Avantages techniques des logiciels libres
Au delà de toute considération éthique ou politique, des arguments techniques plaident aussi pour le déploiement des systèmes de logiciels libres.
Tout d'abord, il apparaît que les produits issus de logiciels libres sont largement reconnus comme étant plus sérieux, robustes, puissants et sûrs que les autres. Cela provient sans aucun doute du fait que leur développement lui-même est ouvert. La plupart des logiciels libres ont été produits par des communautés décentralisées ouvertes à tout qui manifeste les compétences techniques suffisantes. Les utilisateurs peuvent se joindre aux communautés de développement et participer à l'amélioration de logiciels existants ou à la conception de programmes entièrement nouveaux.
Beaucoup de projets de logiciels libres sont basés sur la communication ouverte, l'incorporation, les relations personnelles et sont souvent motivés par le bien de la communauté entière. Ils sont essayés et éprouvés par un effectif de plus en plus important de développeurs qui les sollicitent constamment pour répondre à des besoins spécifiques et s'organisent en groupe d'utilisateurs pour assurer la maintenance et l'appui technique. Ces produits sont conçus pour le travail et non uniquement pour vendre des copies. Ils ne sont pas simplement meilleurs, ils ont une magnitude plus large.
Les logiciels libres requièrent moins de ressources pour fonctionner et peuvent mettre à profit les capacités de vielles machines, comme les PC 486, toujours en état de marche mais sur lesquelles on ne peut pas faire tourner les versions récentes des systèmes commerciaux. Ainsi, une compagnie a initié en Australie le "Projet Computer Bank", lequel récolte et redistribue à des groupes, des communautés ou des écoles disposant de maigres moyens financiers, de vieux ordinateurs susceptibles de faire fonctionner GNU/Linux.

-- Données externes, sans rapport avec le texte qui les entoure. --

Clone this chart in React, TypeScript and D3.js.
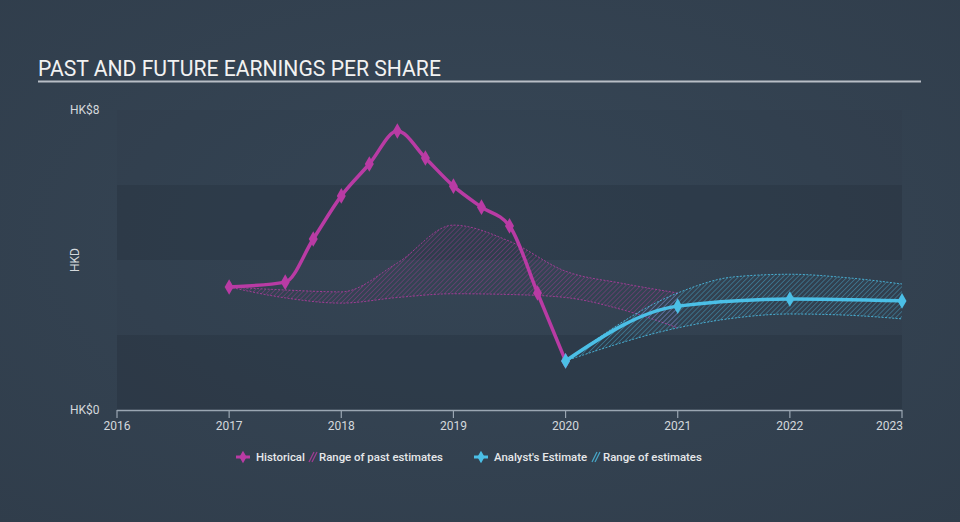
import React from "react";
import * as d3 from "d3";

const W = 960;
const H = 522;

const histYears = [2017, 2017.5, 2017.75, 2018, 2018.25, 2018.5, 2018.75, 2019, 2019.25, 2019.5, 2019.75, 2020];
const histEPS = [3.28, 3.41, 4.56, 5.71, 6.56, 7.44, 6.72, 5.97, 5.41, 4.91, 3.12, 1.31];

const pastRangeYears = [2017, 2017.5, 2018, 2018.5, 2019, 2019.5, 2020, 2020.5, 2021];
const pastRangeHigh = [3.28, 3.2, 3.15, 3.92, 4.93, 4.5, 3.7, 3.38, 3.12];
const pastRangeLow = [3.28, 2.99, 2.85, 3.0, 3.1, 3.08, 3.0, 2.68, 2.19];

const estYears = [2020, 2021, 2022, 2023];
const estEPS = [1.31, 2.77, 2.96, 2.91];

const estRangeYears = [2020, 2021, 2021.5, 2022, 2022.5, 2023];
const estRangeHigh = [1.31, 3.12, 3.55, 3.62, 3.53, 3.36];
const estRangeLow = [1.31, 2.19, 2.45, 2.56, 2.53, 2.43];

const xTicks = [2016, 2017, 2018, 2019, 2020, 2021, 2022, 2023];
const yTickLabels = ["HK$0", "HK$8"];
const yTickValues = [0, 8];

const PINK = "#b93ba4";
const BLUE = "#4bbfe6";
const FONT = "Roboto, 'Open Sans', sans-serif";

export default function App() {
  const x = d3.scaleLinear().domain([2016, 2023]).range([117, 902]);
  const y = d3.scaleLinear().domain([0, 8]).range([410, 110]);

  const line = d3
    .line<[number, number]>()
    .x((d) => x(d[0]))
    .y((d) => y(d[1]))
    .curve(d3.curveMonotoneX);

  const area = d3
    .area<[number, number, number]>()
    .x((d) => x(d[0]))
    .y0((d) => y(d[2]))
    .y1((d) => y(d[1]))
    .curve(d3.curveMonotoneX);

  const histPts = histYears.map((yr, i) => [yr, histEPS[i]] as [number, number]);
  const estPts = estYears.map((yr, i) => [yr, estEPS[i]] as [number, number]);
  const pastRange = pastRangeYears.map((yr, i) => [yr, pastRangeHigh[i], pastRangeLow[i]] as [number, number, number]);
  const estRange = estRangeYears.map((yr, i) => [yr, estRangeHigh[i], estRangeLow[i]] as [number, number, number]);

  const pastHighLine = line(pastRange.map((d) => [d[0], d[1]] as [number, number]));
  const pastLowLine = line(pastRange.map((d) => [d[0], d[2]] as [number, number]));
  const estHighLine = line(estRange.map((d) => [d[0], d[1]] as [number, number]));
  const estLowLine = line(estRange.map((d) => [d[0], d[2]] as [number, number]));

  const diamond = d3.symbol().type(d3.symbolDiamond).size(70)();
  const [x0, x1] = x.range();
  const bands = [
    [0, 2],
    [4, 6],
  ];

  return (
    <svg width={W} height={H} style={{ position: "absolute", left: 0, top: 0 }}>
      <defs>
        <radialGradient id="bg" cx="50%" cy="45%" r="75%">
          <stop offset="0%" stopColor="#374757" />
          <stop offset="100%" stopColor="#303d4b" />
        </radialGradient>
        <pattern id="hatchPink" width="3.5" height="3.5" patternUnits="userSpaceOnUse" patternTransform="rotate(45)">
          <line x1="0" y1="0" x2="0" y2="3.5" stroke={PINK} strokeWidth="1.1" strokeOpacity="0.6" />
        </pattern>
        <pattern id="hatchBlue" width="3.5" height="3.5" patternUnits="userSpaceOnUse" patternTransform="rotate(45)">
          <line x1="0" y1="0" x2="0" y2="3.5" stroke={BLUE} strokeWidth="1.1" strokeOpacity="0.65" />
        </pattern>
      </defs>
      <rect x={0} y={0} width={W} height={H} fill="url(#bg)" />

      {/* Title */}
      <text x={38} y={76} fill="#f2f2f2" fontFamily={FONT} fontSize={21.15}>
        PAST AND FUTURE EARNINGS PER SHARE
      </text>
      <line x1={38} x2={921} y1={81.5} y2={81.5} stroke="#b8bec6" strokeWidth={2} />

      {/* Plot bands */}
      <rect x={x0} y={y(8)} width={x1 - x0} height={y(0) - y(8)} fill="#000" fillOpacity={0.02} />
      {bands.map(([a, b], i) => (
        <rect key={i} x={x0} y={y(b)} width={x1 - x0} height={y(a) - y(b)} fill="#1f2a36" fillOpacity={0.26} />
      ))}

      {/* Y labels */}
      {yTickValues.map((v, i) => (
        <text key={v} x={70} y={y(v) + 4} fill="#d4d8dc" fontFamily={FONT} fontSize={12}>
          {yTickLabels[i]}
        </text>
      ))}
      <text
        transform={`translate(79,${(y(0) + y(8)) / 2}) rotate(-90)`}
        textAnchor="middle"
        fill="#d4d8dc"
        fontFamily={FONT}
        fontSize={12}
      >
        HKD
      </text>

      {/* X axis */}
      <line x1={x0} x2={x1} y1={410.5} y2={410.5} stroke="#9aa6b2" strokeWidth={1.3} />
      {xTicks.map((t) => (
        <g key={t}>
          <line x1={x(t)} x2={x(t)} y1={410} y2={418} stroke="#9aa6b2" strokeWidth={1.2} />
          <text
            x={t === 2023 ? x(t) + 1 : x(t)}
            y={430}
            textAnchor={t === 2023 ? "end" : "middle"}
            fill="#d4d8dc"
            fontFamily={FONT}
            fontSize={12}
          >
            {t}
          </text>
        </g>
      ))}

      {/* Past estimate range */}
      <path d={area(pastRange) || ""} fill="url(#hatchPink)" />
      <path d={pastHighLine || ""} fill="none" stroke={PINK} strokeWidth={1} strokeDasharray="2,1.5" strokeOpacity={0.8} />
      <path d={pastLowLine || ""} fill="none" stroke={PINK} strokeWidth={1} strokeDasharray="2,1.5" strokeOpacity={0.8} />

      {/* Future estimate range */}
      <path d={area(estRange) || ""} fill="url(#hatchBlue)" />
      <path d={estHighLine || ""} fill="none" stroke={BLUE} strokeWidth={1} strokeDasharray="2,1.5" strokeOpacity={0.85} />
      <path d={estLowLine || ""} fill="none" stroke={BLUE} strokeWidth={1} strokeDasharray="2,1.5" strokeOpacity={0.85} />

      {/* Historical */}
      <path d={line(histPts) || ""} fill="none" stroke={PINK} strokeWidth={3.5} />
      {histPts.map((d, i) => (
        <path key={i} d={diamond || ""} transform={`translate(${x(d[0])},${y(d[1])})`} fill={PINK} />
      ))}

      {/* Analyst estimate */}
      <path d={line(estPts) || ""} fill="none" stroke={BLUE} strokeWidth={3.5} />
      {estPts.map((d, i) => (
        <path key={i} d={diamond || ""} transform={`translate(${x(d[0])},${y(d[1])})`} fill={BLUE} />
      ))}

      {/* Legend */}
      <g fontFamily={FONT} fontSize={11.4} fill="#e6e8ea" fontWeight={500}>
        <line x1={236} x2={250} y1={457} y2={457} stroke={PINK} strokeWidth={3} />
        <path d={diamond || ""} transform="translate(243,457) scale(0.8)" fill={PINK} />
        <text x={256} y={461}>Historical</text>
        <line x1={309} x2={314} y1={462} y2={452} stroke={PINK} strokeWidth={1.2} strokeOpacity={0.8} />
        <line x1={312} x2={317} y1={462} y2={452} stroke={PINK} strokeWidth={1.2} strokeOpacity={0.8} />
        <text x={319} y={461}>Range of past estimates</text>

        <line x1={474} x2={488} y1={457} y2={457} stroke={BLUE} strokeWidth={3} />
        <path d={diamond || ""} transform="translate(481,457) scale(0.8)" fill={BLUE} />
        <text x={494} y={461}>Analyst's Estimate</text>
        <line x1={592} x2={597} y1={462} y2={452} stroke={BLUE} strokeWidth={1.2} strokeOpacity={0.8} />
        <line x1={595} x2={600} y1={462} y2={452} stroke={BLUE} strokeWidth={1.2} strokeOpacity={0.8} />
        <text x={603} y={461}>Range of estimates</text>
      </g>
    </svg>
  );
}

Education et transfert technologique
Les logiciels ouverts sont idéals pour l'enseignement. L'accès au code source encourage à la fois l'apprentissage et l'expérimentation.
Les investissements de départ étant généralement peu élevés, les produits évoluant rapidement, les logiciels et l'économie de l'information en général offrent au Sud l'opportunité de développer des industries de haute valeur et d'accéder à de nouveaux modes de productions. Cependant, il est important que ces pays soient libérés de leur dépendance à l'égard des multinationales propriétaires.
Les logiciels libres incitent à la collaboration, autant à large qu'à petite échelle. Accéder de façon plus étendue à Internet permettrait aux pays en développement de communiquer directement avec le reste du monde, de présenter leurs propres idées et perspectives. Ça peut-être un bon outil de participation. Contribuer au développement des logiciels libres leur permettrait de déterminer les modèles technologiques de leur avenir.
Par conséquent, les organisations de développement et de commerce équitable devraient davantage se pencher sur la question de l'utilisation de ce type de matériel. L'enjeux consisterait pour elles à apprendre à maîtriser des médias mieux susceptibles d'épouser leurs objectifs et leurs positionnements idéologiques. Il serait sans doute intéressant d'inclure les logiciels libres dans leurs projets, d'encourager leur usage auprès de leurs partenaires du Sud et du Nord et au besoin, de les assister dans leur utilisation.